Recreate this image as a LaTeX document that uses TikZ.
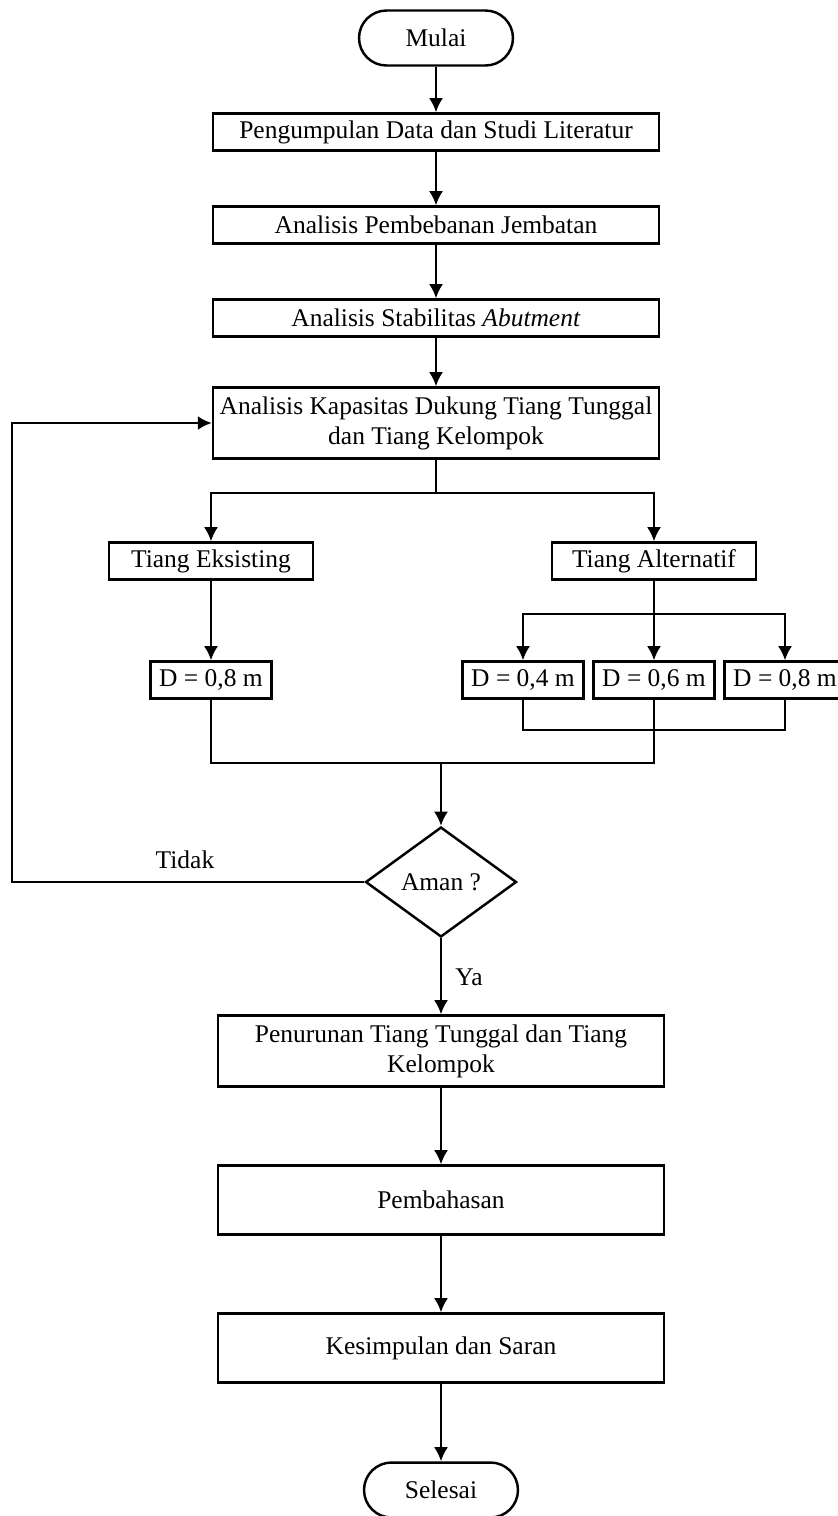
\documentclass[tikz,border=0pt]{standalone}
\usepackage{fontspec}
\setmainfont{Liberation Serif}
\usetikzlibrary{shapes.geometric,arrows.meta}
\begin{document}
\begin{tikzpicture}[x=0.02cm, y=-0.02cm, line width=1.4pt]
    \tikzstyle{every node}=[font=\fontsize{14.5}{17}\selectfont, align=center]
    \tikzset{
        box/.style={draw, inner sep=1pt, minimum height=0.74cm, minimum width=8.92cm},
        box2/.style={box, minimum height=1.42cm},
        term/.style={draw, rounded corners=0.55cm, inner sep=1pt, minimum height=1.1cm, minimum width=3.08cm},
        tbox/.style={box, minimum width=4.08cm},
        dbox/.style={box, minimum width=2.42cm},
        dec/.style={draw, diamond, aspect=1.37, inner sep=0pt, minimum width=3.02cm, minimum height=2.2cm},
        arr/.style={-{Latex[length=8pt,width=8pt]}}
        }
    \useasboundingbox (0,0) rectangle (838,1516);

    %start
    \node (mulai) [term] at (436,38) {Mulai};

    %analysis steps
    \node (pengumpulan) [box] at (436,132) {Pengumpulan Data dan Studi Literatur};
    \node (pembebanan) [box] at (436,225) {Analisis Pembebanan Jembatan};
    \node (stabilitas) [box] at (436,318) {Analisis Stabilitas \textit{Abutment}};
    \node (kapasitas) [box2] at (436,423) {Analisis Kapasitas Dukung Tiang Tunggal\\dan Tiang Kelompok};

    %piles
    \node (eksisting) [tbox] at (211,561) {Tiang Eksisting};
    \node (alternatif) [tbox] at (654,561) {Tiang Alternatif};

    %diameters
    \node (d08a) [dbox] at (211,680) {D = 0,8 m};
    \node (d04) [dbox] at (523,680) {D = 0,4 m};
    \node (d06) [dbox] at (654,680) {D = 0,6 m};
    \node (d08b) [dbox] at (785,680) {D = 0,8 m};

    %check
    \node (aman) [dec] at (441,882) {Aman ?};
    \node (tidak) at (185,860) {Tidak};
    \node (ya) at (469,977) {Ya};

    %end steps
    \node (penurunan) [box2] at (441,1051) {Penurunan Tiang Tunggal dan Tiang\\Kelompok};
    \node (pembahasan) [box, minimum height=1.38cm] at (441,1200) {Pembahasan};
    \node (kesimpulan) [box, minimum height=1.38cm] at (441,1348) {Kesimpulan dan Saran};
    \node (selesai) [term] at (441,1490) {Selesai};

    \coordinate (split1) at (436,493);
    \coordinate (split2) at (654,614);
    \coordinate (join1) at (654,730);
    \coordinate (join2) at (441,763);
    \coordinate (loop) at (12,882);

    \draw[arr] (mulai) -- (pengumpulan);
    \draw[arr] (pengumpulan) -- (pembebanan);
    \draw[arr] (pembebanan) -- (stabilitas);
    \draw[arr] (stabilitas) -- (kapasitas);

    \draw (kapasitas.south) -- (split1);
    \draw[arr] (split1) -| (eksisting.north);
    \draw[arr] (split1) -| (alternatif.north);

    \draw[arr] (eksisting) -- (d08a);
    \draw (alternatif.south) -- (split2);
    \draw[arr] (split2) -| (d04.north);
    \draw[arr] (split2) -- (d06.north);
    \draw[arr] (split2) -| (d08b.north);

    \draw (d04.south) |- (join1) -| (d08b.south);
    \draw (d06.south) |- (join2);
    \draw (d08a.south) |- (join2);
    \draw[arr] (join2) -- (aman.north);

    % loop back
    \draw[arr] (aman.west) -- (loop) |- (kapasitas.west);

    \draw[arr] (aman.south) -- (penurunan.north);
    \draw[arr] (penurunan) -- (pembahasan);
    \draw[arr] (pembahasan) -- (kesimpulan);
    \draw[arr] (kesimpulan) -- (selesai);
\end{tikzpicture}
\end{document}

■ ■ ■ ■ ■ ■ ■

◆ Goal of the exercise ◆
Write out every line above exactly as it is, leaving out the pictures.

◆ Exercise solution ◆
Recreate this image as a LaTeX document that uses TikZ.
\documentclass[tikz,border=0pt]{standalone}
\usepackage{fontspec}
\setmainfont{Liberation Serif}
\usetikzlibrary{shapes.geometric,arrows.meta}
\begin{document}
\begin{tikzpicture}[x=0.02cm, y=-0.02cm, line width=1.4pt]
    \tikzstyle{every node}=[font=\fontsize{14.5}{17}\selectfont, align=center]
    \tikzset{
        box/.style={draw, inner sep=1pt, minimum height=0.74cm, minimum width=8.92cm},
        box2/.style={box, minimum height=1.42cm},
        term/.style={draw, rounded corners=0.55cm, inner sep=1pt, minimum height=1.1cm, minimum width=3.08cm},
        tbox/.style={box, minimum width=4.08cm},
        dbox/.style={box, minimum width=2.42cm},
        dec/.style={draw, diamond, aspect=1.37, inner sep=0pt, minimum width=3.02cm, minimum height=2.2cm},
        arr/.style={-{Latex[length=8pt,width=8pt]}}
        }
    \useasboundingbox (0,0) rectangle (838,1516);

    %start
    \node (mulai) [term] at (436,38) {Mulai};

    %analysis steps
    \node (pengumpulan) [box] at (436,132) {Pengumpulan Data dan Studi Literatur};
    \node (pembebanan) [box] at (436,225) {Analisis Pembebanan Jembatan};
    \node (stabilitas) [box] at (436,318) {Analisis Stabilitas \textit{Abutment}};
    \node (kapasitas) [box2] at (436,423) {Analisis Kapasitas Dukung Tiang Tunggal\\dan Tiang Kelompok};

    %piles
    \node (eksisting) [tbox] at (211,561) {Tiang Eksisting};
    \node (alternatif) [tbox] at (654,561) {Tiang Alternatif};

    %diameters
    \node (d08a) [dbox] at (211,680) {D = 0,8 m};
    \node (d04) [dbox] at (523,680) {D = 0,4 m};
    \node (d06) [dbox] at (654,680) {D = 0,6 m};
    \node (d08b) [dbox] at (785,680) {D = 0,8 m};

    %check
    \node (aman) [dec] at (441,882) {Aman ?};
    \node (tidak) at (185,860) {Tidak};
    \node (ya) at (469,977) {Ya};

    %end steps
    \node (penurunan) [box2] at (441,1051) {Penurunan Tiang Tunggal dan Tiang\\Kelompok};
    \node (pembahasan) [box, minimum height=1.38cm] at (441,1200) {Pembahasan};
    \node (kesimpulan) [box, minimum height=1.38cm] at (441,1348) {Kesimpulan dan Saran};
    \node (selesai) [term] at (441,1490) {Selesai};

    \coordinate (split1) at (436,493);
    \coordinate (split2) at (654,614);
    \coordinate (join1) at (654,730);
    \coordinate (join2) at (441,763);
    \coordinate (loop) at (12,882);

    \draw[arr] (mulai) -- (pengumpulan);
    \draw[arr] (pengumpulan) -- (pembebanan);
    \draw[arr] (pembebanan) -- (stabilitas);
    \draw[arr] (stabilitas) -- (kapasitas);

    \draw (kapasitas.south) -- (split1);
    \draw[arr] (split1) -| (eksisting.north);
    \draw[arr] (split1) -| (alternatif.north);

    \draw[arr] (eksisting) -- (d08a);
    \draw (alternatif.south) -- (split2);
    \draw[arr] (split2) -| (d04.north);
    \draw[arr] (split2) -- (d06.north);
    \draw[arr] (split2) -| (d08b.north);

    \draw (d04.south) |- (join1) -| (d08b.south);
    \draw (d06.south) |- (join2);
    \draw (d08a.south) |- (join2);
    \draw[arr] (join2) -- (aman.north);

    % loop back
    \draw[arr] (aman.west) -- (loop) |- (kapasitas.west);

    \draw[arr] (aman.south) -- (penurunan.north);
    \draw[arr] (penurunan) -- (pembahasan);
    \draw[arr] (pembahasan) -- (kesimpulan);
    \draw[arr] (kesimpulan) -- (selesai);
\end{tikzpicture}
\end{document}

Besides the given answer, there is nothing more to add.